-- Records to process --
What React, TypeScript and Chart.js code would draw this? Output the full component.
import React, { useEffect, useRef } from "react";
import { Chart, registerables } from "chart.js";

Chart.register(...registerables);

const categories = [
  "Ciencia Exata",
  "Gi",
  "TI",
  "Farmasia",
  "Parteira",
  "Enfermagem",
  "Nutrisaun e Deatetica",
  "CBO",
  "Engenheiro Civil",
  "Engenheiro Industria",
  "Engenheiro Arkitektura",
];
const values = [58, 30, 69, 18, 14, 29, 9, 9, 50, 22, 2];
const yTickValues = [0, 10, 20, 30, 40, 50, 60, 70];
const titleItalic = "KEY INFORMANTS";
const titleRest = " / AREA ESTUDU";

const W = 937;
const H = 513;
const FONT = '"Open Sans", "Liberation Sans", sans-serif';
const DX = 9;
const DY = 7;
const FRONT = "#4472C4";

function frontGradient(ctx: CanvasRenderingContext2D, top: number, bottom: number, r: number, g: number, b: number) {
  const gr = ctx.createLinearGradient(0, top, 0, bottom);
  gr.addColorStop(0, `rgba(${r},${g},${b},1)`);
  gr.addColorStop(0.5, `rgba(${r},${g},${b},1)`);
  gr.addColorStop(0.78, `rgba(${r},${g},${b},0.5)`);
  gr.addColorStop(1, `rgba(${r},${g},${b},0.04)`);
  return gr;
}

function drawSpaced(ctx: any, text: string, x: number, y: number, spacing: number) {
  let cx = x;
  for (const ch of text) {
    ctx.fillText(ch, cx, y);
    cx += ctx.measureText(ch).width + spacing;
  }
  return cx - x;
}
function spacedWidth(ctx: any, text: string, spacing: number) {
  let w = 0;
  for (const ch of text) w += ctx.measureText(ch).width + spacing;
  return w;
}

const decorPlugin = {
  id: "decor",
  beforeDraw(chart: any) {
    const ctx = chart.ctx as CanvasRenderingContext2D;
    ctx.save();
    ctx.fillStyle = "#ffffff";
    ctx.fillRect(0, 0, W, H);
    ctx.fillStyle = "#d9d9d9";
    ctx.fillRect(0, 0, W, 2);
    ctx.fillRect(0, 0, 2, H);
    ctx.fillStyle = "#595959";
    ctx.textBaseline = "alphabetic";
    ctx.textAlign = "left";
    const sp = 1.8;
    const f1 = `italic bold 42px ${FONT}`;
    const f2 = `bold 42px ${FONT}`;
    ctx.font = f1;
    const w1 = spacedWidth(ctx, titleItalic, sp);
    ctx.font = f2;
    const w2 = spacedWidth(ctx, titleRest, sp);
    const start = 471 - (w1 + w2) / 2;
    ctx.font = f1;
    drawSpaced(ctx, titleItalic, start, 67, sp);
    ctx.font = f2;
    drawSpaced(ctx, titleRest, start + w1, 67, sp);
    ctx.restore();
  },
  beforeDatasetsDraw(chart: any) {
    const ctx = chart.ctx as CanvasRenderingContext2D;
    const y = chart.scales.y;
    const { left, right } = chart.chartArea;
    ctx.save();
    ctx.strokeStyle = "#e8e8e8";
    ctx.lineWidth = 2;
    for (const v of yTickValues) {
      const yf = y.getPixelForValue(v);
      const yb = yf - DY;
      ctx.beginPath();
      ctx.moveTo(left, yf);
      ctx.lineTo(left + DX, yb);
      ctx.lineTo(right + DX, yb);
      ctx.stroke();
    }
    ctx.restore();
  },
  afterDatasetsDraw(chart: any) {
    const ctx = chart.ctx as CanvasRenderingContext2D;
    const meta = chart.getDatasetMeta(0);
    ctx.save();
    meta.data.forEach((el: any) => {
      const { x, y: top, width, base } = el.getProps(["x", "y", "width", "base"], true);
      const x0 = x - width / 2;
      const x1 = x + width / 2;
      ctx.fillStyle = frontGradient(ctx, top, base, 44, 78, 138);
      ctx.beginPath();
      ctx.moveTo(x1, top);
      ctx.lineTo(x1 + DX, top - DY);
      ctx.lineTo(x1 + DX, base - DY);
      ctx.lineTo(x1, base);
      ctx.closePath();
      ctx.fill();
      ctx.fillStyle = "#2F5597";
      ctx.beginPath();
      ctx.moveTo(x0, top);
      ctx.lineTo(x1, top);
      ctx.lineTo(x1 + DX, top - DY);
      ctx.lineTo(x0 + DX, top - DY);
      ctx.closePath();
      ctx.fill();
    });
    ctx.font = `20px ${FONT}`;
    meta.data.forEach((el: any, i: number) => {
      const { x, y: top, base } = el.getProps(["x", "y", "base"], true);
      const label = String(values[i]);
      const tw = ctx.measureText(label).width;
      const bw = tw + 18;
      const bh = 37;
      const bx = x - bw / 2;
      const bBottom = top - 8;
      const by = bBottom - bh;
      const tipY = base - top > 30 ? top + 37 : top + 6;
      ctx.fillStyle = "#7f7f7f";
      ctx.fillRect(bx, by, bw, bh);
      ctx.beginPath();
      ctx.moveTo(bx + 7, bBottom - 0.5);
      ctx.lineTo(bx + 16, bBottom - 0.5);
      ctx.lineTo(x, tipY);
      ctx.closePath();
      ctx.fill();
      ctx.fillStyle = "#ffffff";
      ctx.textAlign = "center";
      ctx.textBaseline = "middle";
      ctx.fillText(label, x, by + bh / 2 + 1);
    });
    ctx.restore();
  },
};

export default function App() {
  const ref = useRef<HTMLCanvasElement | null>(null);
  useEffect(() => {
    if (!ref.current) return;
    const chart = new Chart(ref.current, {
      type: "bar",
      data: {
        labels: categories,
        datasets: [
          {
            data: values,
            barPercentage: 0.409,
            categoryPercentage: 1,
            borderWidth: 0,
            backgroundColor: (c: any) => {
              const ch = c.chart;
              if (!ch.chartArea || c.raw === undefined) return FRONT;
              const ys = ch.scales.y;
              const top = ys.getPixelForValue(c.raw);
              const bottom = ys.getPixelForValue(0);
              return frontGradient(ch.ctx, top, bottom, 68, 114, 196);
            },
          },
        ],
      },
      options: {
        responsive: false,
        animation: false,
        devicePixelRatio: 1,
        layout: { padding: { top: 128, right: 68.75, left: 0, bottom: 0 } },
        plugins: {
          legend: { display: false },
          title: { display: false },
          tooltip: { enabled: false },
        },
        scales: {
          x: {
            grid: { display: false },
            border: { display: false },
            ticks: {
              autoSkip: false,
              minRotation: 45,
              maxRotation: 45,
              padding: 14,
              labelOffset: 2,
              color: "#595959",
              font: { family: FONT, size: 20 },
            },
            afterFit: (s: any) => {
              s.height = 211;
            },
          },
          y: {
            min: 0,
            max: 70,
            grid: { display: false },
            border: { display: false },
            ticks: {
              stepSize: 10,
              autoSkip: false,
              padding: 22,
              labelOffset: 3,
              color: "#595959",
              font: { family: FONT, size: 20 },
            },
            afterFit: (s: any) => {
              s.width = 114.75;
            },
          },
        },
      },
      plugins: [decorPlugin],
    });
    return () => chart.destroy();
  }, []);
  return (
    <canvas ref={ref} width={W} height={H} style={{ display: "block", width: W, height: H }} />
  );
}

...

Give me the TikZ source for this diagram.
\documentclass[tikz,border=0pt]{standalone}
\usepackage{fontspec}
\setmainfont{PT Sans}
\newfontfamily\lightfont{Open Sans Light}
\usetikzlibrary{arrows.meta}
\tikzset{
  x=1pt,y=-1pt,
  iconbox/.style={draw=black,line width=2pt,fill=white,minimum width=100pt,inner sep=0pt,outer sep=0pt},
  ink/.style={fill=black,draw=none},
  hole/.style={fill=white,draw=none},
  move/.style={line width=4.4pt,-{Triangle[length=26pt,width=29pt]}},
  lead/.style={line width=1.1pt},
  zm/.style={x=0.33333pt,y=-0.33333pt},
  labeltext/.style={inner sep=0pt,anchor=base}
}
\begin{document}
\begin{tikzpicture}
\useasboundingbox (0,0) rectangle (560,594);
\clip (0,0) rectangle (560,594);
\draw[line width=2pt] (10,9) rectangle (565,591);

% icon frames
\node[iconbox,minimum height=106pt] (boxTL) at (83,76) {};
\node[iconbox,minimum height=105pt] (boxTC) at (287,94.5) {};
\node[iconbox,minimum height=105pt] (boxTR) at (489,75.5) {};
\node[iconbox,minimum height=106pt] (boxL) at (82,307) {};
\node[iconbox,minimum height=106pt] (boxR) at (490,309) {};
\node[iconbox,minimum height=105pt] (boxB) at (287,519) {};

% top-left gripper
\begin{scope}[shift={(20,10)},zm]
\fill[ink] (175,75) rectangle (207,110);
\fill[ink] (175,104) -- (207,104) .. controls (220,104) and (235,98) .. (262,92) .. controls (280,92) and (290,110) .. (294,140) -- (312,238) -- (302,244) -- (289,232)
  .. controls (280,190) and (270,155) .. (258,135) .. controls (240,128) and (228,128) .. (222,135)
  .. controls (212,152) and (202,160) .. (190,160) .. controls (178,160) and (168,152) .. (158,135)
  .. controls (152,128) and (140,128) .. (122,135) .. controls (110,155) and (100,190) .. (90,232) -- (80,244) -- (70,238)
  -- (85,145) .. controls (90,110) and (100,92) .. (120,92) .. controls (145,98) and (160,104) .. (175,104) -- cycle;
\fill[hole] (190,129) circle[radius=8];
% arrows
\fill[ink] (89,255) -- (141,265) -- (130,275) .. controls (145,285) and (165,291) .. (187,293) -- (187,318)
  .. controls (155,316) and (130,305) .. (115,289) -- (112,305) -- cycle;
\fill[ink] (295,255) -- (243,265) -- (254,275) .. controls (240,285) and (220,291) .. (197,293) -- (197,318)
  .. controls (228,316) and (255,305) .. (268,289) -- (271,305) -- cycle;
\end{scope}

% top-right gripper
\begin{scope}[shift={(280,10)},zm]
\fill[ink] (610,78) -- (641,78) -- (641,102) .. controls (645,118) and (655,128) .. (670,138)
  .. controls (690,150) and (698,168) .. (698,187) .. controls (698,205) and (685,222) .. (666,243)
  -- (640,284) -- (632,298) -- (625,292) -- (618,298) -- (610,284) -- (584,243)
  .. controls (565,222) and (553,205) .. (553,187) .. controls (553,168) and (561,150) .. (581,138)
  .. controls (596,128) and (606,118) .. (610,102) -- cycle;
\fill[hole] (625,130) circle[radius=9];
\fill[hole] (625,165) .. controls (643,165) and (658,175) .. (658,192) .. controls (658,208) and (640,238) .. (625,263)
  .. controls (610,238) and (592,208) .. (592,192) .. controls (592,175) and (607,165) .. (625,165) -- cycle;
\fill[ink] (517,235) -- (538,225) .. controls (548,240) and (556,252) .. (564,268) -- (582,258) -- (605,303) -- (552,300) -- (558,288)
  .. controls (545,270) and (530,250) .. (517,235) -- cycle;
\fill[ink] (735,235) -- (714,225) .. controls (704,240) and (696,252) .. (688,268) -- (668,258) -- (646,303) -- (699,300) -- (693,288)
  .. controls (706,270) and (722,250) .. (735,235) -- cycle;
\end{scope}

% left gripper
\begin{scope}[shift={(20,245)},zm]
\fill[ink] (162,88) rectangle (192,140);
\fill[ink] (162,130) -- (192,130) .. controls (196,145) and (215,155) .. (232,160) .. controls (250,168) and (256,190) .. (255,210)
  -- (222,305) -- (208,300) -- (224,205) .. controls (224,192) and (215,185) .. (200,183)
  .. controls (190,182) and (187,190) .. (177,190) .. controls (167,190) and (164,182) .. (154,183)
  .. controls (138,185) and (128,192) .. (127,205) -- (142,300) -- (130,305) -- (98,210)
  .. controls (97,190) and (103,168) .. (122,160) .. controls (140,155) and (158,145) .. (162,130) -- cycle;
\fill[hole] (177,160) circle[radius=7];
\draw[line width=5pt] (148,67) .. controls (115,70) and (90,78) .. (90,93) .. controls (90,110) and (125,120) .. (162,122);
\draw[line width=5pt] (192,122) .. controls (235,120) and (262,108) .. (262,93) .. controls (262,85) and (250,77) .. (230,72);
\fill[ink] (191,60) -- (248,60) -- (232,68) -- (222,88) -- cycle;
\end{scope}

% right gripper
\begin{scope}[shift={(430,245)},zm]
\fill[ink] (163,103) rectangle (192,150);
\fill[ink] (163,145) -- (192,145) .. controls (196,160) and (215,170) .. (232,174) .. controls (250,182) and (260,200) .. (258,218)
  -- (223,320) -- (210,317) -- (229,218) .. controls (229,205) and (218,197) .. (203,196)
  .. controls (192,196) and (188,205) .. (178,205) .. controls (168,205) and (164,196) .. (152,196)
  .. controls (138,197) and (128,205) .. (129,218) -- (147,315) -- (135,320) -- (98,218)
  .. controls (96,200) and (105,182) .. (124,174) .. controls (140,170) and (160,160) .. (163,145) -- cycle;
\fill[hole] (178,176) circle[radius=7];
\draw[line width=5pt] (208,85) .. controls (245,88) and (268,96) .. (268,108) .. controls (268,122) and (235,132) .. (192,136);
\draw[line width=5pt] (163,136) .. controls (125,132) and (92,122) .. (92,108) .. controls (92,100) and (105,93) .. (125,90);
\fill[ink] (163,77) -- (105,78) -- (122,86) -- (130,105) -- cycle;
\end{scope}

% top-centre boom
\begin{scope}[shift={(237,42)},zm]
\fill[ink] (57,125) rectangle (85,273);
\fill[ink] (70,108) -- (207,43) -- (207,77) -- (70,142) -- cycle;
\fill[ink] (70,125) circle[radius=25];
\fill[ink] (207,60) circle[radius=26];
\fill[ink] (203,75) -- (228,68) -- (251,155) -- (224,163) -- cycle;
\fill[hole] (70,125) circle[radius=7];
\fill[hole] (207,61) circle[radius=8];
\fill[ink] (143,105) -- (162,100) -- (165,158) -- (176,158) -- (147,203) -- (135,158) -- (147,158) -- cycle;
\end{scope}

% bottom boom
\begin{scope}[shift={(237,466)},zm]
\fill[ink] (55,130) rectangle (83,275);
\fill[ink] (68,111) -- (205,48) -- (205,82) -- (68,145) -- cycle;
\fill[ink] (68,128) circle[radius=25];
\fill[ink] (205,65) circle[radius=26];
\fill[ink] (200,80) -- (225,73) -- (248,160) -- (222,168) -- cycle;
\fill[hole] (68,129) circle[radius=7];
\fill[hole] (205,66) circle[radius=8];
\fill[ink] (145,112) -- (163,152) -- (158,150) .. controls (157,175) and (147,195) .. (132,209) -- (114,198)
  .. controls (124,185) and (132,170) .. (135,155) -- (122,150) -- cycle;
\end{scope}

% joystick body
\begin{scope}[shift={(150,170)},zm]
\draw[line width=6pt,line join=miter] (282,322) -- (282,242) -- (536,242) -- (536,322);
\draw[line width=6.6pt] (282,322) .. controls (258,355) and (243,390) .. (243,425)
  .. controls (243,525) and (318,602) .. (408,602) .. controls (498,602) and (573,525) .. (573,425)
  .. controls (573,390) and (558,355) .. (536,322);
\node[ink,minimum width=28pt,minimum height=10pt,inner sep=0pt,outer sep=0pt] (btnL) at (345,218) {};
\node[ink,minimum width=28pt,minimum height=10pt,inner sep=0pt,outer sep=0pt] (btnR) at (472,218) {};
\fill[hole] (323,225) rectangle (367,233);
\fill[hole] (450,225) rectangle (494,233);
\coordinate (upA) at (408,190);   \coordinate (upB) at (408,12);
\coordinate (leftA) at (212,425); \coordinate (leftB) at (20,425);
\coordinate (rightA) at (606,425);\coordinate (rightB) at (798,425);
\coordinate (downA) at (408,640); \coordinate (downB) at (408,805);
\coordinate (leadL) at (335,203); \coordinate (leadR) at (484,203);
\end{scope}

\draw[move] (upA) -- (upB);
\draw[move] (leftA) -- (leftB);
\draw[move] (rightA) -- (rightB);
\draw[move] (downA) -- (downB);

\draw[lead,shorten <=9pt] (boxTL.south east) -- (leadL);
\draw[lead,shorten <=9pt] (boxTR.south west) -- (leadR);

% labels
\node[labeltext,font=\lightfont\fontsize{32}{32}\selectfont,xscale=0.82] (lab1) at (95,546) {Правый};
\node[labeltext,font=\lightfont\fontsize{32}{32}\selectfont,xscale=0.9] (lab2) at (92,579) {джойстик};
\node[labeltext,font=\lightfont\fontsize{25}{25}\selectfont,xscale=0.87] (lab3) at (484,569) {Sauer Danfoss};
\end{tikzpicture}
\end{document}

-- Request --
Using the material above, gather every line that includes "React".

-- Task response --
What React, TypeScript and Chart.js code would draw this? Output the full component.
import React, { useEffect, useRef } from "react";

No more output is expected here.